Throughout this book, Chan’s tone is more like a conversation with his readers than a textbook style lecture. His thoughts flow from one point to the next and through the extensive use of Biblical references, he succeeds in drawing readers to examine themselves on the inside to see if their Christian life would be better classified as “lukewarm” or “obsessed”. The book opens with a request to stop reading and proceed to his website where Chan directs the reader to view the first video of the awe-inspiring majesty of the Creator of the universe and just how immense and worthy of praise this creation is. The second video is a dynamic monologue that Chan delivers as he walks along the coastal cliffs of California on his way to enjoy the splendor of God and also surf a few waves (included below).
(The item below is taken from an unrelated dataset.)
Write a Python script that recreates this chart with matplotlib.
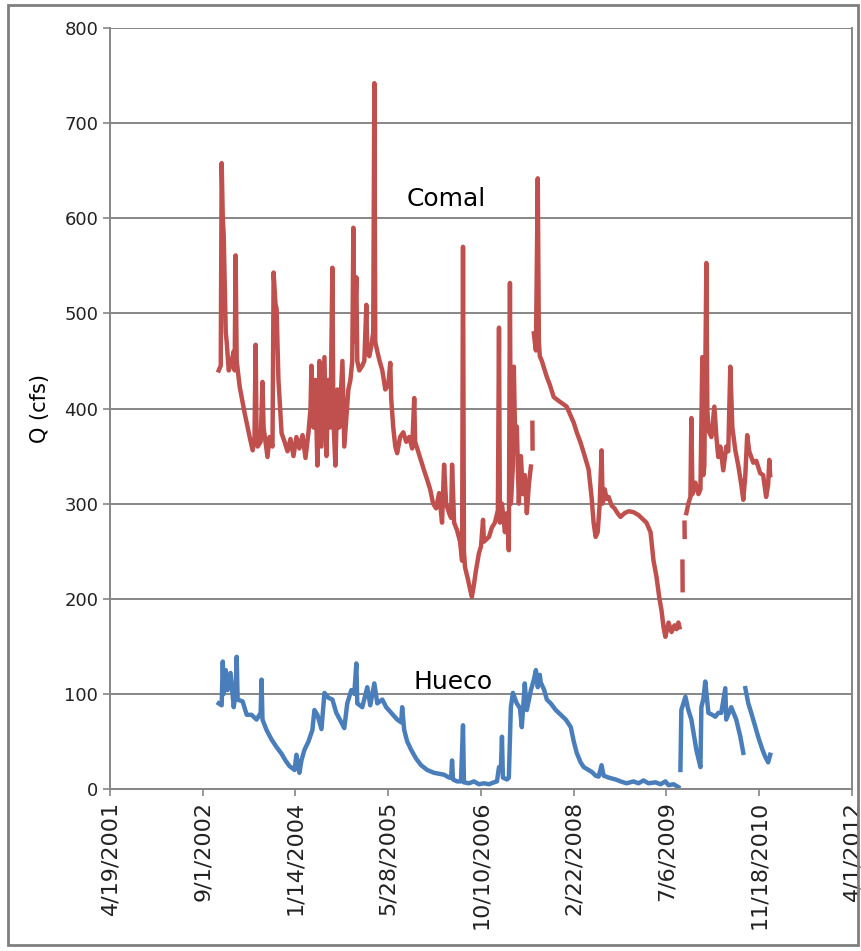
import numpy as np
import pandas as pd
import matplotlib
matplotlib.use("Agg")
import matplotlib.pyplot as plt
from matplotlib.patches import Rectangle

# dates are Excel serial day numbers (37000 = 4/19/2001), NaN marks a gap
comal_days = [
    37586, 37597, 37602, 37608, 37613, 37624, 37629, 37640, 37650, 37667,
    37672, 37677, 37683, 37699, 37726, 37753, 37769, 37779, 37785, 37790,
    37796, 37812, 37822, 37828, 37849, 37860, 37876, 37882, 37892, 37898,
    37908, 37925, 37941, 37957, 37973, 37989, 38005, 38021, 38038, 38054,
    38070, 38081, 38086, 38097, 38107, 38118, 38129, 38140, 38150, 38156,
    38167, 38177, 38188, 38199, 38204, 38215, 38226, 38236, 38253, 38263,
    38274, 38285, 38296, 38306, 38312, 38317, 38328, 38333, 38344, 38360,
    38371, 38382, 38387, 38398, 38408, 38419, 38425, 38430, 38441, 38452,
    38468, 38484, 38500, 38511, 38516, 38527, 38538, 38548, 38564, 38581,
    38597, 38613, 38629, 38640, 38645, 38661, 38677, 38693, 38710, 38726,
    38742, 38758, 38774, 38790, 38801, 38812, 38828, 38839, 38844, 38855,
    38871, 38887, 38898, 38903, 38908, 38914, 38930, 38941, 38951, 38962,
    38973, 38989, 39000, 39011, 39016, 39027, 39043, 39059, 39075, 39091,
    39097, 39102, 39113, 39129, 39140, 39150, 39156, 39161, 39172, 39177,
    39183, 39193, 39204, 39215, 39226, 39236, 39247, 39258, 39269, np.nan,
    39277, 39278, np.nan,
    39285, 39290, 39296, 39306, 39312, 39317, 39328, 39355, 39371, 39392,
    39419, 39441, 39462, 39484, 39500, 39516, 39537, 39559, 39580, 39597,
    39607, 39618, 39629, 39640, 39650, 39656, 39667, 39677, 39688, 39704,
    39720, 39736, 39752, 39774, 39796, 39822, 39849, 39876, 39892, 39914,
    39930, 39946, 39962, 39973, 39984, 39994, 40011, 40027, 40043, 40054,
    40064, 40070, np.nan,
    40086, 40087, np.nan,
    40097, 40098, np.nan,
    40107, 40118, 40129, 40134, 40140, 40156, 40172, 40183, 40193, 40199,
    40204, 40215, 40220, 40226, 40242, 40258, 40269, 40279, 40290, 40306,
    40322, 40333, 40344, 40355, 40371, 40387, 40403, 40414, 40425, 40435,
    40446, 40468, 40484, 40505, 40521, 40537, 40548, 40554, 40559,
]
comal_q = [
    440, 445, 658, 600, 582, 480, 470, 440, 445, 460,
    440, 561, 450, 423, 395, 370, 356, 370, 467, 375,
    360, 365, 428, 380, 349, 370, 360, 543, 510, 505,
    430, 374, 365, 355, 368, 350, 370, 358, 372, 348,
    375, 400, 445, 380, 430, 340, 450, 360, 420, 454,
    350, 430, 380, 548, 390, 340, 420, 380, 450, 360,
    390, 420, 430, 450, 590, 470, 538, 450, 440, 445,
    450, 509, 460, 455, 465, 480, 742, 470, 460, 451,
    440, 420, 425, 448, 410, 380, 360, 353, 370, 375,
    365, 370, 358, 411, 365, 355, 345, 335, 325, 315,
    300, 295, 311, 280, 341, 300, 290, 285, 341, 280,
    272, 260, 240, 570, 250, 233, 220, 210, 202, 215,
    230, 248, 255, 283, 260, 262, 265, 275, 280, 293,
    485, 280, 300, 270, 290, 251, 532, 300, 340, 444,
    380, 381, 300, 350, 310, 330, 290, 320, 339, np.nan,
    385, 358, np.nan,
    479, 470, 461, 642, 470, 455, 450, 433, 425, 412,
    408, 405, 402, 392, 385, 375, 364, 350, 336, 305,
    280, 265, 270, 300, 356, 300, 315, 305, 307, 298,
    295, 290, 286, 290, 292, 291, 288, 283, 280, 270,
    240, 223, 200, 188, 170, 160, 175, 165, 172, 168,
    175, 170, np.nan,
    239, 209, np.nan,
    280, 265, np.nan,
    290, 300, 307, 390, 310, 322, 310, 315, 454, 330,
    340, 553, 400, 377, 370, 402, 370, 349, 360, 335,
    360, 355, 444, 380, 356, 340, 320, 304, 330, 372,
    355, 343, 345, 332, 330, 307, 320, 346, 330,
]

hueco_days = [
    37586, 37602, 37608, 37613, 37624, 37634, 37650, 37667, 37677, 37683,
    37688, 37715, 37737, 37763, 37790, 37812, 37817, 37822, 37844, 37871,
    37898, 37925, 37946, 37968, 37995, 38005, 38021, 38032, 38048, 38070,
    38091, 38102, 38118, 38140, 38156, 38177, 38199, 38220, 38242, 38263,
    38279, 38301, 38317, 38328, 38333, 38360, 38387, 38403, 38425, 38441,
    38468, 38489, 38516, 38548, 38570, 38575, 38586, 38602, 38624, 38650,
    38677, 38710, 38747, 38774, 38801, 38828, 38839, 38844, 38849, 38871,
    38892, 38903, 38908, 38935, 38962, 38989, 39016, 39043, 39070, 39086,
    39097, 39107, 39113, 39118, 39140, 39150, 39161, 39172, 39183, 39193,
    39210, 39220, 39236, 39247, 39269, 39285, 39296, 39306, 39317, 39322,
    39339, 39355, 39376, 39403, 39430, 39457, 39484, 39500, 39516, 39537,
    39554, 39580, 39597, 39618, 39634, 39650, 39661, 39688, 39726, 39752,
    39785, 39822, 39849, 39876, 39903, 39941, 39968, 39994, 40011, 40038,
    40064, np.nan,
    40075, 40080, 40102, 40118, 40134, 40161, 40183, 40188, 40199, 40209,
    40226, 40247, 40263, 40279, 40295, 40317, 40322, 40349, 40376, 40398,
    40414, np.nan,
    40425, 40441, 40457, 40478, 40494, 40516, 40532, 40548, 40559,
]
hueco_q = [
    90, 88, 134, 100, 125, 104, 122, 86, 100, 139,
    94, 92, 78, 78, 73, 80, 115, 73, 62, 52,
    44, 37, 30, 24, 20, 36, 17, 30, 41, 50,
    62, 83, 78, 63, 101, 96, 94, 80, 72, 64,
    90, 104, 100, 132, 90, 86, 107, 88, 111, 90,
    94, 86, 80, 73, 70, 86, 62, 50, 41, 32,
    25, 20, 17, 16, 15, 12, 12, 30, 10, 8,
    8, 67, 7, 6, 8, 5, 6, 5, 7, 8,
    23, 20, 55, 12, 10, 12, 86, 101, 95, 90,
    85, 65, 111, 83, 104, 115, 125, 107, 120, 112,
    105, 94, 90, 83, 78, 73, 65, 50, 38, 28,
    23, 20, 18, 14, 13, 25, 14, 12, 10, 8,
    6, 8, 6, 9, 6, 7, 5, 8, 4, 5,
    2, np.nan,
    20, 83, 97, 83, 73, 41, 23, 86, 95, 113,
    80, 78, 76, 80, 80, 106, 73, 86, 73, 55,
    38, np.nan,
    106, 90, 80, 66, 55, 42, 34, 28, 36,
]

tick_days = [37000, 37500, 38000, 38500, 39000, 39500, 40000, 40500, 41000]


def to_dates(days):
    return pd.to_datetime(pd.Series(days, dtype=float), unit="D", origin="1899-12-30")


grid_col = "#868686"
red = "#C0504D"
blue = "#4A7EBB"

fig = plt.figure(figsize=(8.62, 9.51), dpi=100)
ax = fig.add_axes([110 / 862, 1 - 789 / 951, 742 / 862, 761 / 951])

ax.plot(to_dates(comal_days), comal_q, color=red, lw=3.2, solid_joinstyle="round")
ax.plot(to_dates(hueco_days), hueco_q, color=blue, lw=3.2, solid_joinstyle="round")

ticks = to_dates(tick_days)
ax.set_xlim(ticks.iloc[0], ticks.iloc[-1])
ax.set_xticks(ticks)
ax.set_xticklabels([f"{d.month}/{d.day}/{d.year}" for d in ticks], rotation=90,
                   fontsize=16, color="#222222")
ax.set_ylim(0, 800)
ax.set_yticks(range(0, 801, 100))
ax.tick_params(axis="y", labelsize=13)
ax.tick_params(colors=grid_col, length=5, width=1.2)
ax.tick_params(axis="both", labelcolor="#222222")
ax.yaxis.grid(True, color=grid_col, lw=1.4)
ax.set_axisbelow(True)
for s in ax.spines.values():
    s.set_color(grid_col)
    s.set_linewidth(1.4)
ax.spines["top"].set_visible(False)

ax.set_ylabel("Q (cfs)", fontsize=15, labelpad=10)

ax.text(pd.Timestamp("2006-04-05"), 620, "Comal", fontsize=18, ha="center", va="center")
ax.text(pd.Timestamp("2006-05-12"), 113, "Hueco", fontsize=18, ha="center", va="center")

fig.patches.append(Rectangle((8 / 862, 6 / 951), 850 / 862, 940 / 951,
                             transform=fig.transFigure, fill=False,
                             edgecolor="#7f7f7f", lw=2))

fig.savefig("out.png", dpi=100)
As the book unfolds the reader begins to get a glimpse of just who God is, why He loves us so much, and why anything less than a heartfelt, passionate, pursuing relationship with Him, simply will not do. Chapter 4 is perhaps the most penetrating as Chan details 18 characteristics that makeup the “Profile of the Lukewarm.” It’s here where he makes a bold assertion based on the Parable of the Sower that Jesus teaches in Matthew 13, by saying, “Do not assume you are good soil.” Chan argues that, “most American churchgoers are the soil that chokes the seed because of all the thorns. Thorns are anything that distracts us from God.” In concluding this bold approach to establish the “lukewarm” Christian, Chan provides the following conviction, “lukewarm living and claiming Christ’s name simultaneously is utterly disgusting to God.” So disgusting in fact that Jesus makes reference to the lukewarm in Revelation 3:16 by literally stating He will spit, or more accurately, vomit, them out of His mouth.

In the chapters that follow, Chan speaks of the love of God and how we are to let God do the work in us and make the changes in our heart. He states that running toward Christ, pursuing, and loving Him is much less exhausting than running from guilt and fear of sin and in fact it is liberating because it frees us up “serve, love, and give thanks” to Him. This message of loving God, fully surrendering to Him, and allowing Christ to work in our hearts are the marks of genuine intimacy that all lead up to perhaps the boldest chapter of Crazy Love, chapter 8, “Profile of the Obsessed”, which includes 14 characteristics that contrast those given earlier for the “Lukewarm.” In concluding his book, Francis Chan presents examples of real, everyday Christians that have lived their life in complete surrender to God, obsessed in their relationship with the One that pursues us relentlessly with a Crazy Love. In this final chapter, Chan supplies 2 quotation gems worth noting, “It is individual people living Spirit-filled lives that will change the church” and “The world needs Christians who don’t tolerate the complacency of their own lives.”

Crazy Love is a passion-filled message to the “lukewarm” church that has become so pervasive in America today. It’s message is one of urgency that should not only awaken those that are slumbering, but should invigorate those who are already living passionately for Christ to examine their relationships with friends, family, and fellow churchgoers to help them encounter the love of God. Chan closes his book with a Q&A section where he makes the following statement, “The idea of Crazy Love has to do with our relationship with God. All my life I’ve heard people say, “God loves you.” It’s probably the most insane statement you could make to say that the eternal Creator of this universe is in love with me. There is a response that ought to take place in believers, a crazy reaction to that love. Do you really understand what God has done for you? If so, why is your response so lukewarm?”